Common Pitfalls and How to Avoid Them

An adversarial mindset applies to your own reporting. Think about how your visualizations could be misinterpreted or unintentionally misleading.

  1. The Exaggerated Y-Axis: Starting a bar chart’s Y-axis at a value other than zero is a classic way to make small differences look monumental. Always start your magnitude axes at zero unless you have a compelling reason not to (e.g., plotting stock prices), and if you do, call it out explicitly.
  2. The “Rainbow Puke” Palette: Using too many colors, or colors without a logical meaning, creates visual noise. Use color purposefully. For example, use shades of a single color to show intensity, or use two contrasting colors (e.g., blue vs. orange) to compare two categories. Always check your charts with a colorblindness simulator.

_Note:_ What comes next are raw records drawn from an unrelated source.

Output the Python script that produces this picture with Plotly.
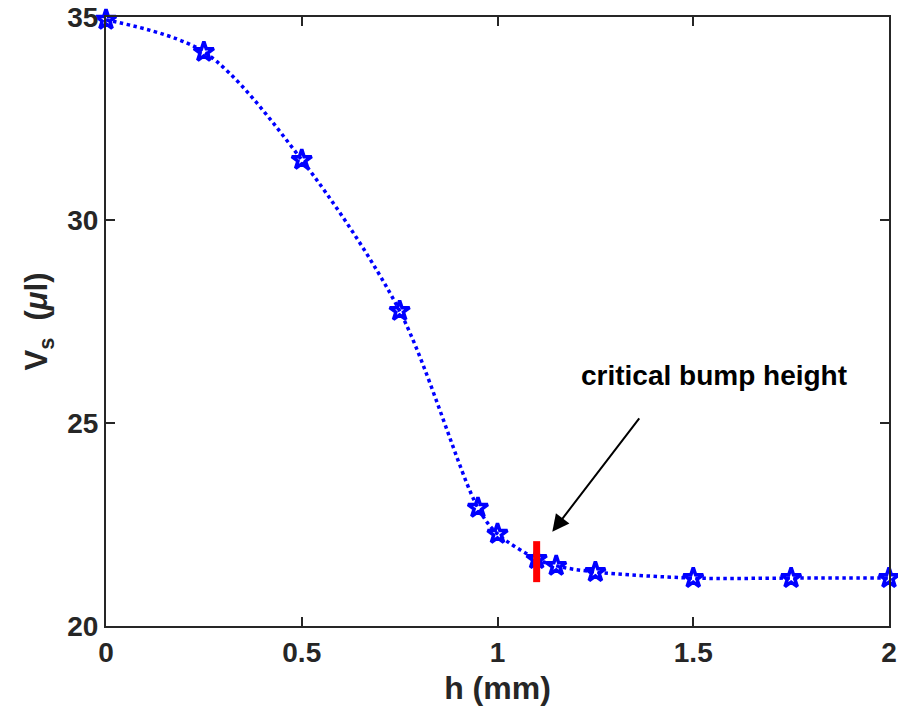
import plotly.graph_objects as go

# bump height h (mm) and the resulting volume V_s (µl)
h_mm = [0.0, 0.25, 0.5, 0.75, 0.95, 1.0, 1.1, 1.15, 1.25, 1.5, 1.75, 2.0]
vs_ul = [34.93, 34.14, 31.48, 27.76, 22.91, 22.27, 21.65, 21.48, 21.33, 21.18, 21.18, 21.18]

# critical bump height marker
h_crit = [1.1, 1.1]
vs_crit = [21.08, 22.09]

x_ticks = [0, 0.5, 1, 1.5, 2]
y_ticks = [20, 25, 30, 35]

font_family = "Liberation Sans, Arial, sans-serif"
blue = "#0000FF"
dark = "#262626"

fig = go.Figure()
fig.add_trace(go.Scatter(
    x=h_mm, y=vs_ul, mode="lines+markers",
    line=dict(color=blue, width=3.5, dash="dot", shape="spline", smoothing=0.9),
    marker=dict(symbol="star-open", size=15, color=blue, line=dict(color=blue, width=3.5)),
    cliponaxis=False, showlegend=False,
))
fig.add_trace(go.Scatter(
    x=h_crit, y=vs_crit, mode="lines",
    line=dict(color="#FF0000", width=7),
    showlegend=False,
))

fig.add_annotation(
    x=1.14, y=22.32, ax=1.365, ay=25.15,
    xref="x", yref="y", axref="x", ayref="y",
    text="", showarrow=True, arrowhead=2, arrowsize=1.7, arrowwidth=2, arrowcolor="black",
)
fig.add_annotation(
    x=1.552, y=26.18, xref="x", yref="y", text="<b>critical bump height</b>",
    showarrow=False, font=dict(family=font_family, size=28, color="black"),
)

axis_common = dict(
    showline=True, linecolor=dark, linewidth=2, mirror="ticks",
    ticks="inside", ticklen=9, tickwidth=1.5, tickcolor=dark,
    showgrid=False, zeroline=False, automargin=False,
    tickfont=dict(family=font_family, size=28, color=dark),
)

fig.update_xaxes(
    range=[0, 2], tickvals=x_ticks, ticktext=[f"<b>{v:g}</b>" for v in x_ticks],
    title=dict(text="<b>h (mm)</b>", font=dict(family=font_family, size=32, color=dark), standoff=10),
    **axis_common,
)
fig.update_yaxes(
    range=[20, 35], tickvals=y_ticks, ticktext=[f"<b>{v}</b>" for v in y_ticks],
    title=dict(text="<b>V<sub>s</sub>  (<i>μ</i>l)</b>", font=dict(family=font_family, size=31, color=dark), standoff=10),
    **axis_common,
)

fig.update_layout(
    width=898, height=720,
    margin=dict(l=106, r=9, t=17, b=94),
    plot_bgcolor="white", paper_bgcolor="white",
)

fig.write_html("out.html")
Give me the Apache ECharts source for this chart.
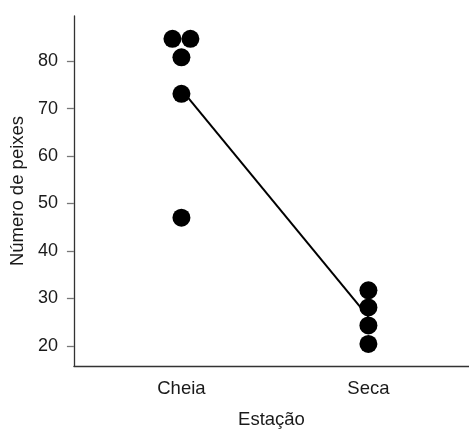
<!DOCTYPE html>
<html>
<head>
<meta charset="utf-8">
<script src="https://cdn.jsdelivr.net/npm/echarts@6/dist/echarts.min.js"></script>
<style>
html,body{margin:0;padding:0;background:#fff;}
#chart{width:469px;height:434px;}
</style>
</head>
<body>
<div id="chart"></div>
<script>
var categories = ['Cheia', 'Seca'];
var yTicks = [20, 30, 40, 50, 60, 70, 80];
// points: [x position (category index + 1, with small horizontal jitter), value]
var cheiaX = [0.952, 1.048, 1.0, 1.0, 1.0];
var cheiaValues = [84.7, 84.7, 80.8, 73.1, 47.0];
var secaX = [2.0, 2.0, 2.0, 2.0];
var secaValues = [31.7, 28.1, 24.3, 20.4];
var meanX = [1, 2];
var meanValues = [74.0, 26.1];

var pts = [];
cheiaX.forEach(function (x, i) { pts.push([x, cheiaValues[i]]); });
secaX.forEach(function (x, i) { pts.push([x, secaValues[i]]); });
var meanLine = meanX.map(function (x, i) { return [x, meanValues[i]]; });

var font = 'Liberation Sans, Arial, sans-serif';
var chart = echarts.init(document.getElementById('chart'), null, {renderer: 'canvas'});
chart.setOption({
  animation: false,
  backgroundColor: '#ffffff',
  grid: {left: 73, top: 16, right: 0, bottom: 61, containLabel: false},
  xAxis: {
    type: 'value',
    min: 0.425,
    max: 2.538,
    name: 'Estação',
    nameLocation: 'middle',
    nameGap: 44,
    nameTextStyle: {fontFamily: font, fontSize: 18.5, color: '#1a1a1a'},
    axisLine: {show: true, onZero: false, lineStyle: {color: '#333', width: 1.3}},
    axisTick: {show: false},
    splitLine: {show: false},
    axisLabel: {
      customValues: [1, 2],
      margin: 13,
      fontFamily: font, fontSize: 18.5, color: '#1a1a1a',
      formatter: function (v) { return categories[Math.round(v) - 1] || ''; }
    }
  },
  yAxis: {
    type: 'value',
    min: 15.75,
    max: 89.5,
    name: 'Número de peixes',
    nameLocation: 'middle',
    nameGap: 44,
    nameTextStyle: {fontFamily: font, fontSize: 18.5, color: '#1a1a1a'},
    axisLine: {show: true, onZero: false, lineStyle: {color: '#333', width: 1.3}},
    axisTick: {show: true, customValues: yTicks, length: 7, lineStyle: {color: '#777', width: 1.3}},
    splitLine: {show: false},
    axisLabel: {
      customValues: yTicks,
      margin: 16,
      fontFamily: font, fontSize: 18, color: '#1a1a1a'
    }
  },
  series: [
    {
      type: 'line',
      data: meanLine,
      symbol: 'none',
      lineStyle: {color: '#000', width: 2},
      z: 2
    },
    {
      type: 'scatter',
      data: pts,
      symbol: 'circle',
      symbolSize: 18,
      itemStyle: {color: '#000', opacity: 1},
      z: 3
    }
  ]
});
</script>
</body>
</html>
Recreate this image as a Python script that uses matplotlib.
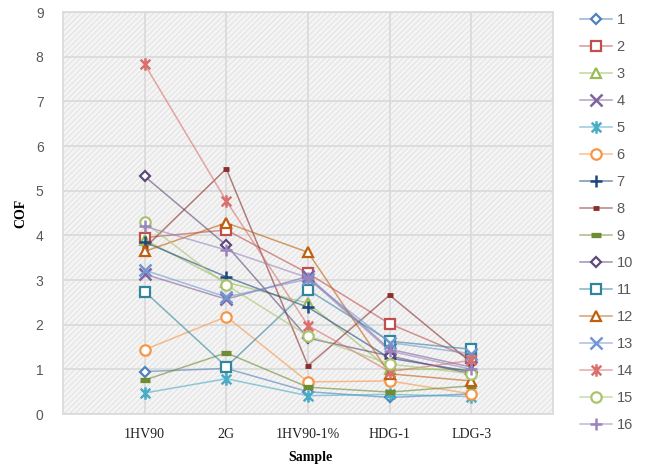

  3. The Overloaded Chart: Resista the urge to put everything on one graph. A single chart trying to show four different metrics with two different Y-axes is unreadable. It is better to have two or three simple, clear charts than one “master” chart that no one can understand.
  4. The Unannotated Finding: Don’t make your reader hunt for the “aha!” moment. If a specific data point on a scatter plot represents the successful breach, circle it, add an arrow, and write a small text box explaining its significance right on the chart. Guide your reader’s eye to the most critical information.